>> start RECORDED INFORMATION

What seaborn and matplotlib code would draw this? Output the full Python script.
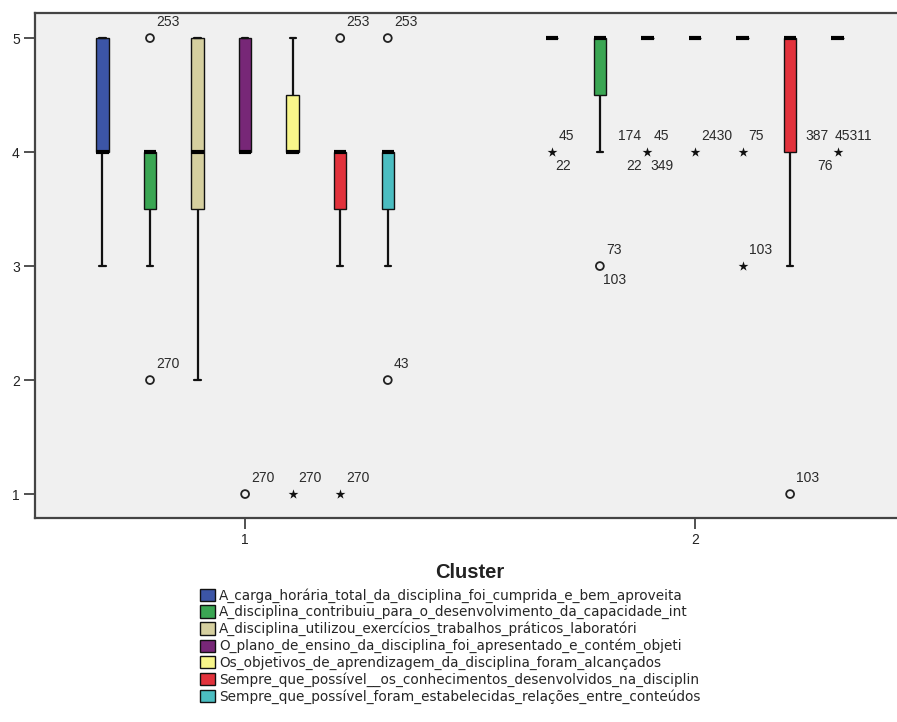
import matplotlib
matplotlib.use("Agg")
import matplotlib.pyplot as plt
import seaborn as sns
import pandas as pd

# ---------------- data ----------------
clusters = ["1", "2"]
variables = [
    "A_carga_horária_total_da_disciplina_foi_cumprida_e_bem_aproveita",
    "A_disciplina_contribuiu_para_o_desenvolvimento_da_capacidade_int",
    "A_disciplina_utilizou_exercícios_trabalhos_práticos_laboratóri",
    "O_plano_de_ensino_da_disciplina_foi_apresentado_e_contém_objeti",
    "Os_objetivos_de_aprendizagem_da_disciplina_foram_alcançados",
    "Sempre_que_possível__os_conhecimentos_desenvolvidos_na_disciplin",
    "Sempre_que_possível_foram_estabelecidas_relações_entre_conteúdos",
]
colors = ["#3c55a6", "#3aa653", "#d5cf9f", "#772777", "#f8f68a", "#e2323c", "#4bbdc1"]

# five-number summaries (whisker low, Q1, median, Q3, whisker high)
c1_low = [3, 3, 2, 4, 4, 3, 3]
c1_q1 = [4, 3.5, 3.5, 4, 4, 3.5, 3.5]
c1_med = [4, 4, 4, 4, 4, 4, 4]
c1_q3 = [5, 4, 5, 5, 4.5, 4, 4]
c1_high = [5, 4, 5, 5, 5, 4, 4]

c2_low = [5, 4, 5, 5, 5, 3, 5]
c2_q1 = [5, 4.5, 5, 5, 5, 4, 5]
c2_med = [5, 5, 5, 5, 5, 5, 5]
c2_q3 = [5, 5, 5, 5, 5, 5, 5]
c2_high = [5, 5, 5, 5, 5, 5, 5]

# outliers: cluster, variable index, value, kind ("o" outlier, "*" extreme), case labels
out_cluster = [0, 0, 0, 0, 0, 0, 0, 0, 1, 1, 1, 1, 1, 1, 1, 1]
out_var = [1, 1, 3, 4, 5, 5, 6, 6, 0, 1, 2, 3, 4, 4, 5, 6]
out_value = [5, 2, 1, 1, 5, 1, 5, 2, 4, 3, 4, 4, 4, 3, 1, 4]
out_kind = ["o", "o", "o", "*", "o", "*", "o", "o", "*", "o", "*", "*", "*", "*", "o", "*"]
# labels: upper-left, upper-right, lower-left, lower-right
out_ul = ["", "", "", "", "", "", "", "", "", "", "174", "", "", "", "", "387"]
out_ur = ["253", "270", "270", "270", "253", "270", "253", "43", "45", "73", "45", "2430", "75", "103", "103", "45311"]
out_ll = ["", "", "", "", "", "", "", "", "", "", "22", "", "", "", "", "76"]
out_lr = ["", "", "", "", "", "", "", "", "22", "103", "349", "", "", "", "", ""]

# ---------------- build table ----------------
rows = []
for ci, (lo, q1, md, q3, hi) in enumerate([(c1_low, c1_q1, c1_med, c1_q3, c1_high),
                                           (c2_low, c2_q1, c2_med, c2_q3, c2_high)]):
    for vi, var in enumerate(variables):
        for v in (lo[vi], q1[vi], md[vi], q3[vi], hi[vi]):
            rows.append({"Cluster": clusters[ci], "Variável": var, "Valor": v})
df = pd.DataFrame(rows)

# ---------------- style ----------------
sns.set_style("white")
plt.rcParams["font.family"] = ["Liberation Sans", "DejaVu Sans"]

W, H = 897, 722
fig = plt.figure(figsize=(W / 100, H / 100), dpi=100)
left_px, right_px, top_px, bottom_px = 35, 897, 13, 518
ax = fig.add_axes([left_px / W, 1 - bottom_px / H, (right_px - left_px) / W, (bottom_px - top_px) / H])
ax.set_facecolor("#f0f0f0")

box_width = 0.74
sns.boxplot(
    data=df, x="Cluster", y="Valor", hue="Variável",
    order=clusters, hue_order=variables, palette=colors, saturation=1,
    whis=(0, 100), showfliers=False, width=box_width, gap=0.74,
    linecolor="#111111", linewidth=1.0,
    medianprops={"linewidth": 3.0, "color": "black", "solid_capstyle": "butt"},
    whiskerprops={"linewidth": 1.6},
    capprops={"linewidth": 1.6},
    ax=ax,
)

# outliers and extremes
step = box_width / len(variables)
txt_col = "#2a2a2a"
fs = 10
for k in range(len(out_value)):
    x = out_cluster[k] + (out_var[k] - (len(variables) - 1) / 2) * step
    y = out_value[k]
    if out_kind[k] == "o":
        ax.scatter([x], [y], s=32, facecolors="none", edgecolors="#222222", linewidths=1.3, zorder=5)
    else:
        ax.scatter([x], [y], marker="*", s=55, color="#111111", linewidths=0, zorder=5)
    crowded = bool(out_ul[k]) and len(out_ur[k]) > 3
    if out_ur[k]:
        dx = -3 if crowded else 6
        ax.annotate(out_ur[k], (x, y), xytext=(dx, 16), textcoords="offset pixels",
                    ha="left", va="center", fontsize=fs, color=txt_col)
    if out_ul[k]:
        dxl = -9 if crowded else -6
        ax.annotate(out_ul[k], (x, y), xytext=(dxl, 16), textcoords="offset pixels",
                    ha="right", va="center", fontsize=fs, color=txt_col)
    if out_ll[k]:
        ax.annotate(out_ll[k], (x, y), xytext=(-5, -14), textcoords="offset pixels",
                    ha="right", va="center", fontsize=fs, color=txt_col)
    if out_lr[k]:
        ax.annotate(out_lr[k], (x, y), xytext=(3, -14), textcoords="offset pixels",
                    ha="left", va="center", fontsize=fs, color=txt_col)

# axes
ax.set_xlim(-0.467, 1.449)
ax.set_ylim(0.79, 5.22)
ax.set_yticks([1, 2, 3, 4, 5])
ax.set_xlabel("")
ax.set_ylabel("")
ax.tick_params(axis="both", direction="out", length=8, width=1.2, colors="#333333",
               labelsize=10, labelcolor="#222222", left=True, bottom=True, pad=3)
for s in ["left", "top", "bottom"]:
    ax.spines[s].set_color("#444444")
    ax.spines[s].set_linewidth(1.6)
ax.spines["right"].set_visible(False)

# legend
handles, labels = ax.get_legend_handles_labels()
if ax.get_legend() is not None:
    ax.get_legend().remove()
fig.legend(handles, labels, loc="upper left",
           bbox_to_anchor=(200 / W, 1 - 588 / H), bbox_transform=fig.transFigure,
           frameon=False, prop={"family": "DejaVu Sans", "size": 9.8},
           handlelength=1.1, handleheight=1.0,
           handletextpad=0.3, labelspacing=0.18, borderpad=0, borderaxespad=0)
fig.text(470 / W, 1 - 573 / H, "Cluster", ha="center", va="center",
         fontsize=14.5, fontweight="bold", color="#222222")

fig.savefig("out.png", dpi=100)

>> end RECORDED INFORMATION

-- GOAL --
Quote, please, every line of the material above from its start through the line that has "c2_high = [5, 5, 5, 5, 5, 5, 5]", reproducing the words exactly and dropping any images.

-- EXERCISE RESPONSE --
What seaborn and matplotlib code would draw this? Output the full Python script.
import matplotlib
matplotlib.use("Agg")
import matplotlib.pyplot as plt
import seaborn as sns
import pandas as pd

# ---------------- data ----------------
clusters = ["1", "2"]
variables = [
    "A_carga_horária_total_da_disciplina_foi_cumprida_e_bem_aproveita",
    "A_disciplina_contribuiu_para_o_desenvolvimento_da_capacidade_int",
    "A_disciplina_utilizou_exercícios_trabalhos_práticos_laboratóri",
    "O_plano_de_ensino_da_disciplina_foi_apresentado_e_contém_objeti",
    "Os_objetivos_de_aprendizagem_da_disciplina_foram_alcançados",
    "Sempre_que_possível__os_conhecimentos_desenvolvidos_na_disciplin",
    "Sempre_que_possível_foram_estabelecidas_relações_entre_conteúdos",
]
colors = ["#3c55a6", "#3aa653", "#d5cf9f", "#772777", "#f8f68a", "#e2323c", "#4bbdc1"]

# five-number summaries (whisker low, Q1, median, Q3, whisker high)
c1_low = [3, 3, 2, 4, 4, 3, 3]
c1_q1 = [4, 3.5, 3.5, 4, 4, 3.5, 3.5]
c1_med = [4, 4, 4, 4, 4, 4, 4]
c1_q3 = [5, 4, 5, 5, 4.5, 4, 4]
c1_high = [5, 4, 5, 5, 5, 4, 4]

c2_low = [5, 4, 5, 5, 5, 3, 5]
c2_q1 = [5, 4.5, 5, 5, 5, 4, 5]
c2_med = [5, 5, 5, 5, 5, 5, 5]
c2_q3 = [5, 5, 5, 5, 5, 5, 5]
c2_high = [5, 5, 5, 5, 5, 5, 5]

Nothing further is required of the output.